SÜNEN EBU DAVUD

Bablar    Konular    Numaralar  

BUYU’ ve İCARE BAHSİ

<< 3503 >>

NUMARALI HADİS-İ ŞERİF:

 

حَدَّثَنَا مُسَدَّدٌ حَدَّثَنَا أَبُو عَوَانَةَ عَنْ أَبِي بِشْرٍ عَنْ يُوسُفَ بْنِ مَاهَكَ عَنْ حَكِيمِ بْنِ حِزَامٍ قَالَ يَا رَسُولَ اللَّهِ يَأْتِينِي الرَّجُلُ فَيُرِيدُ مِنِّي الْبَيْعَ لَيْسَ عِنْدِي أَفَأَبْتَاعُهُ لَهُ مِنْ السُّوقِ فَقَالَ لَا تَبِعْ مَا لَيْسَ عِنْدَكَ

 

Hakîm b.
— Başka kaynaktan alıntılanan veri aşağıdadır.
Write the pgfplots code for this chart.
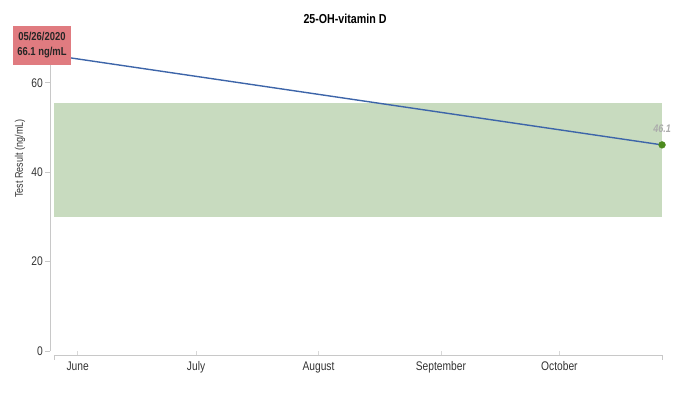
\documentclass[border=0pt]{standalone}
\usepackage{fontspec}
\setmainfont{Liberation Sans}[FakeStretch=0.82]
\usepackage{pgfplots}
\pgfplotsset{compat=1.18}
\definecolor{bandgreen}{HTML}{C8DBBF}
\definecolor{linecol}{HTML}{3D65A9}
\definecolor{dotgreen}{HTML}{4C8A1E}
\definecolor{boxred}{HTML}{E07B80}
\definecolor{axgray}{HTML}{C8C8C8}
\definecolor{txt}{HTML}{333333}
\begin{document}
\begin{tikzpicture}
\path (-50pt,-43.5pt) rectangle (640pt,355.5pt);
\begin{axis}[
  at={(0,0)}, anchor=south west,
  scale only axis, width=616pt, height=317.5pt,
  xmin=-1, xmax=155, ymin=-1, ymax=70,
  axis lines=none,
  clip=false,
  /pgf/number format/assume math mode=true,
]
% band
\addplot[fill=bandgreen, draw=none] coordinates {(0,30) (154,30) (154,55.5) (0,55.5)} -- cycle;
% axes
\draw[axgray, line width=0.9pt] (axis cs:-1,0) -- (axis cs:-1,70);
\draw[axgray, line width=0.9pt] (axis cs:0,-0.9) -- (axis cs:154,-0.9);
\pgfplotsinvokeforeach{0,20,40,60}{
  \draw[axgray, line width=0.7pt] (axis cs:-1,#1) -- ([xshift=-5pt]axis cs:-1,#1);
  \node[anchor=east, text=txt, font=\fontsize{12.5}{13}\selectfont, inner xsep=2pt] at ([xshift=-5pt]axis cs:-1,#1) {#1};
}
\pgfplotsinvokeforeach{6,36,67,98,128}{
  \draw[axgray!70, line width=0.5pt] (axis cs:#1,-0.9) -- ([yshift=4pt]axis cs:#1,-0.9);
}
\node[anchor=north, text=txt, font=\fontsize{12.5}{13}\selectfont] at ([yshift=-3pt]axis cs:6,-0.9) {June};
\node[anchor=north, text=txt, font=\fontsize{12.5}{13}\selectfont] at ([yshift=-3pt]axis cs:36,-0.9) {July};
\node[anchor=north, text=txt, font=\fontsize{12.5}{13}\selectfont] at ([yshift=-3pt]axis cs:67,-0.9) {August};
\node[anchor=north, text=txt, font=\fontsize{12.5}{13}\selectfont] at ([yshift=-3pt]axis cs:98,-0.9) {September};
\node[anchor=north, text=txt, font=\fontsize{12.5}{13}\selectfont] at ([yshift=-3pt]axis cs:128,-0.9) {October};
\draw[axgray, line width=0.7pt] (axis cs:0,-0.9) -- ([yshift=-5pt]axis cs:0,-0.9);
\draw[axgray, line width=0.7pt] (axis cs:154,-0.9) -- ([yshift=-5pt]axis cs:154,-0.9);
\node[rotate=90, text=txt, font=\fontsize{11}{12}\selectfont] at (-30pt,197pt) {Test Result (ng/mL)};
% line
\addplot[linecol, line width=1.4pt, mark=none] coordinates {(0,66.1) (154,46.1)};
\addplot[dotgreen, only marks, mark=*, mark size=3.4pt] coordinates {(154,46.1)};
\node[text=gray!65, font=\bfseries\itshape\fontsize{11}{12}\selectfont] at ([yshift=16pt]axis cs:154,46.1) {46.1};
% annotation box
\node[fill=boxred, text=black!85, font=\bfseries\fontsize{11.5}{15}\selectfont, align=center, minimum width=56pt, minimum height=39pt, inner xsep=4pt] at ([xshift=-12pt,yshift=10pt]axis cs:0,66.1) {05/26/2020\\66.1 ng/mL};
% title
\node[font=\bfseries\fontsize{13}{14}\selectfont] at (295pt,337pt) {25-OH-vitamin D};
\end{axis}
\end{tikzpicture}
\end{document}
Hizâm'dan rivayet edildiğine göre o (Hz.Nebi'e):

 

Ya Rasûlallah! Birisi bana geliyor ve yanımda olmayan bir şeyi (satmamı) istiyor. Onu (ona satmak) için çarşıdan alayım mı? dedi. Rasûlallah (s.a.v.):

 

"Hayır, yanında olmayan bir şeyi satma" buyurdu.

 

 

İzah:

Tirmizî, buyu'; Nesâî, buyu'; İbn Mâce, ticârât; Ahmed b. Hanbel III, 402, 434.

 

İbn Mâce'nin rivayetinde, haber bizzat Hakîm b. Hizam'm ağzından "...dedim" şeklinde nakledilmiştir. Ayrıca orada; Hakîm'in, "çarşıdan alayım mı?" sözü "Ona satayım mı?" şeklinde varid olmuştur.

 

Hadis-i şerif; kişinin, mâliki olmadığı bir malı satamayacağını gösterir. Avnü'l-Ma'bûd yazarının Şerhu's-Sünne'den naklettiğine göre bu; ayn'm satışı ile ilgilidir. Vasıfları belli edilerek, uyulması gerekli şartlara uyularak yapı­lan selemle ilgili değildir. Bilindiği gibi selem akdi de kişinin elinde olmayan bir şeyi satmasıdır. Fakat birçok hadiste bu akdin caiz olduğuna işaret edil­miştir. Onun için Hanefîler selem akdi için; "Kıyasa aykırı olarak, istihsan-la caiz görülmüş bir alım satım şeklidir. İstihsanın delili de hadistir" derler.

 

Bir kimsenin yanında olmayan bir şeyi satmasına; kaybolan ve nerede olduğunu bilmediği bir hayvanı veya satın alıp henüz kabzetmediği bir şeyi ya da başkasına ait bir malı satması misâl gösterilmektedir. Bir kimsenin, mülkü olmayan bir malı satıp sonra onu piyasadan satın alarak alıcıya tes­lim etmesi de kişinin yanında olmayan bir şeyi satmasıdır.

 

Bir kimsenin, başka birine ait bir malı satması Hanefîlere göre, mal sa­hibinin icazetine bağlı olarak sahihtir. Yani mal sahibi bu satışı kabullenir, geçerli sayılmasını onaylarsa satış geçerli olur. Kabul etmezse bâtıl olur. Bu satış şekline "beyu'l-fuzûlî= fuzûlînin satışı" denilir. Fuzûlînin satışı, Hanbelî ve Mâlikîlere göre de caizdir. Şiâfiîlere göre ise caiz değildir.

 

Fuzûlî'nin satışını caiz gördükleri için Hanefîler, alım satım akdinin sa­hih olma şartlarını sayarken, "malın satıcının mülkü olması" demezler; "ki­şinin kendisine nisbet ettiği satışta mala mâlik olması gerekir" derler.

 

Asla olmayan bir şeyin satılması ise hiç kimseye göre caiz değildir.